The only reason this defense partnership didn't get more publicity in the past was that the left-Liberal government that ruled in Bonn until a few weeks ago - given the distaste for things military in the left wing of Schmidt's Social Democratic Party - was embarrassed by defense initiatives and tended to downplay them.

Despite its logical progression, however, the new enthusiasm for bilateral military coordination has caught observers by surprise.

When conservative Chancellor Helmut Kohl took office this fall it was widely assumed that foreign policy would continue much as before - with the sole exception of cooler relations with France. A chancellor from a sometimes ideologically inclined conservative party, it was said, would never perpetuate the close French-West German partnership with a sometimes ideologically inclined Socialist president.

That expectation was clearly wrong. The two leaders and their cabinets reported nothing but bonhomie after the first official visit to Bonn Oct. 21-22 by any foreign head of state since Dr. Kohl became chancellor. As a seal of their amity, the West Germans have even invited President Francois Mitterrand to address the Bundestag next January - the only foreign leader besides President Reagan to be so honored - on the 20th anniversary of the postwar French-West German friendship treaty. Kohl and Mitterrand engineered their camaraderie by stressing future defense cooperation rather than present economic differences.

For Kohl, who gets less excited about economic issues than did Schmidt, this economic deemphasis was no hardship. He was pleased to let the focus on defense initiatives give his government what the Germans call ''profile,'' distinguishing it from its predecessor.

For Mitterrand - who stands to gain far more at home by displaying French military gloire than by explaining away France's economic troubles - the chosen accent was also apt. And it allowed him to move France pragmatically back toward the military integration with NATO that de Gaulle abandoned 16 years ago - but to do so in a welcome half-conspiratorial aura of European exclusiveness rather than deference to Washington.

On the basis of available information it is hard to say precisely what form future French-West German defense cooperation will take. Earlier hopes for joint tank production have foundered on tight recession budgets, and joint helicopter production is so far only a gleam in some planners' eyes.
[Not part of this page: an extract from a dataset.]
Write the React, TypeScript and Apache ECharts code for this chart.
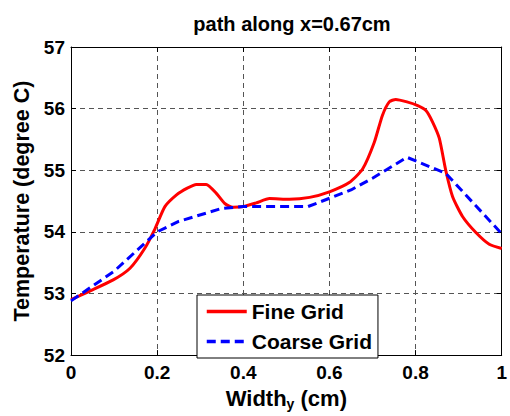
import React, { useEffect, useRef } from "react";
import * as echarts from "echarts";

const fineX = [0, 0.044, 0.098, 0.137, 0.171, 0.195, 0.218, 0.245, 0.27, 0.291, 0.314, 0.338, 0.357, 0.376, 0.4, 0.43, 0.461, 0.507, 0.554, 0.6, 0.646, 0.677, 0.704, 0.723, 0.739, 0.754, 0.78, 0.805, 0.824, 0.839, 0.855, 0.87, 0.886, 0.909, 0.94, 0.971, 1.0];
const fineY = [52.9, 53.04, 53.22, 53.41, 53.73, 54.05, 54.41, 54.6, 54.71, 54.77, 54.77, 54.62, 54.46, 54.4, 54.41, 54.47, 54.54, 54.53, 54.56, 54.65, 54.8, 55.02, 55.45, 55.89, 56.11, 56.15, 56.11, 56.05, 55.97, 55.79, 55.52, 55.0, 54.57, 54.25, 53.99, 53.8, 53.73];

const coarseX = [0, 0.1, 0.2, 0.25, 0.35, 0.4, 0.55, 0.65, 0.7, 0.78, 0.87, 1.0];
const coarseY = [52.88, 53.36, 54.0, 54.17, 54.38, 54.41, 54.41, 54.68, 54.87, 55.21, 54.95, 53.97];

const seriesNames = ["Fine Grid", "Coarse Grid"];
const titleText = "path along x=0.67cm";
const xName = "Width{sub|y} (cm)";
const yName = "Temperature (degree C)";

const FONT = "'Liberation Sans', Arial, sans-serif";

export default function App() {
  const ref = useRef<HTMLDivElement>(null);
  useEffect(() => {
    if (!ref.current) return;
    const chart = echarts.init(ref.current, undefined, { renderer: "svg" });
    const gridLine = { show: true, lineStyle: { color: "#555", width: 1, type: [5, 4] as any } };
    const tick = { show: true, inside: true, length: 5, lineStyle: { color: "#000", width: 1 } };
    const axisLine = { show: true, onZero: false, lineStyle: { color: "#000", width: 1 } };
    const labelStyle = { color: "#000", fontFamily: FONT, fontWeight: "bold" as const, fontSize: 19 };
    chart.setOption({
      animation: false,
      backgroundColor: "#fff",
      title: {
        text: titleText,
        left: 287,
        top: 9,
        textAlign: "center",
        textStyle: { color: "#000", fontFamily: FONT, fontWeight: "bold", fontSize: 20 },
      },
      grid: { left: 71, right: 7, top: 47, bottom: 54, containLabel: false },
      legend: {
        data: seriesNames,
        orient: "vertical",
        left: 197,
        top: 295,
        itemWidth: 40,
        itemHeight: 20,
        itemGap: 9,
        padding: [6, 6, 6, 8],
        backgroundColor: "#fff",
        borderColor: "#000",
        borderWidth: 1,
        borderRadius: 0,
        itemStyle: { opacity: 0 },
        lineStyle: { opacity: 1, width: 3.5, cap: "butt" },
        textStyle: { color: "#000", fontFamily: FONT, fontWeight: "bold", fontSize: 21, lineHeight: 20 },
      },
      xAxis: [
        {
          type: "value",
          min: 0,
          max: 1,
          interval: 0.2,
          name: xName,
          nameLocation: "middle",
          nameGap: 27,
          nameTextStyle: {
            color: "#000",
            fontFamily: FONT,
            fontWeight: "bold",
            fontSize: 22,
            rich: {
              sub: { fontFamily: FONT, fontWeight: "bold", fontSize: 14, color: "#000", padding: [12, 0, 0, 0] },
            },
          },
          axisLine,
          axisTick: tick,
          splitLine: gridLine,
          axisLabel: {
            ...labelStyle,
            margin: 8,
            formatter: (v: number) => (v === 0 ? "0" : v === 1 ? "1" : v.toFixed(1)),
          },
        },
        {
          type: "value",
          position: "top",
          min: 0,
          max: 1,
          interval: 0.2,
          axisLine,
          axisTick: tick,
          splitLine: { show: false },
          axisLabel: { show: false },
        },
      ],
      yAxis: [
        {
          type: "value",
          min: 52,
          max: 57,
          interval: 1,
          name: yName,
          nameLocation: "middle",
          nameGap: 37,
          nameTextStyle: { color: "#000", fontFamily: FONT, fontWeight: "bold", fontSize: 21.5 },
          axisLine,
          axisTick: tick,
          splitLine: gridLine,
          axisLabel: { ...labelStyle, margin: 6 },
        },
        {
          type: "value",
          position: "right",
          min: 52,
          max: 57,
          interval: 1,
          axisLine,
          axisTick: tick,
          splitLine: { show: false },
          axisLabel: { show: false },
        },
      ],
      series: [
        {
          name: seriesNames[0],
          type: "line",
          data: fineX.map((x, i) => [x, fineY[i]]),
          symbol: "none",
          smooth: 0.2,
          lineStyle: { color: "#ff0000", width: 3 },
          itemStyle: { color: "#ff0000" },
          z: 3,
        },
        {
          name: seriesNames[1],
          type: "line",
          data: coarseX.map((x, i) => [x, coarseY[i]]),
          symbol: "none",
          lineStyle: { color: "#0000ff", width: 3, type: [9, 5] as any, cap: "butt" },
          itemStyle: { color: "#0000ff" },
          z: 4,
        },
      ],
    });
    return () => chart.dispose();
  }, []);
  return (
    <div
      ref={ref}
      style={{ position: "fixed", left: 0, top: 0, width: 510, height: 416, background: "#fff" }}
    />
  );
}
At this point Mitterrand calls the modernization of the French nuclear force the keystone of French-West German cooperation. This suggests a considerable shift from French insistence ever since General de Gaulle on total independence on its nuclear planning. So far, however, Mitterrand has not said what this would include.

On the crucial plane of cooperation in conventional weapons and contingency NATO planning, the two sides are staying mum. What the West Germans - and the rest of NATO - fervently hope for is an automatic commitment to NATO of France's armed forces and logistical territory in case of any Warsaw Pact attack on West Germany.

France's continued membership in the nonmilitary (political) wing of NATO over the years and its quiet increasing participation in NATO planning have presumably led the Soviet command to include French divisions in any order of battle calculations. Yet in the past 16 years the NATO command itself has not been able to count on France with complete confidence. And this lack of guaranteed rear maneuver area has been a significant weakness when any Warsaw Pact push across the West German waist could reach the French border and split West Germany in two in a short 225-kilometer salient.

In other defense policies Mitterrand and Kohl both strongly endorsed deployment of planned new NATO medium-range missiles in the mid-'80s if there is no US-Soviet arms control agreement on these weapons - and ruled out inclusion of the French force de frappem in these negotiations.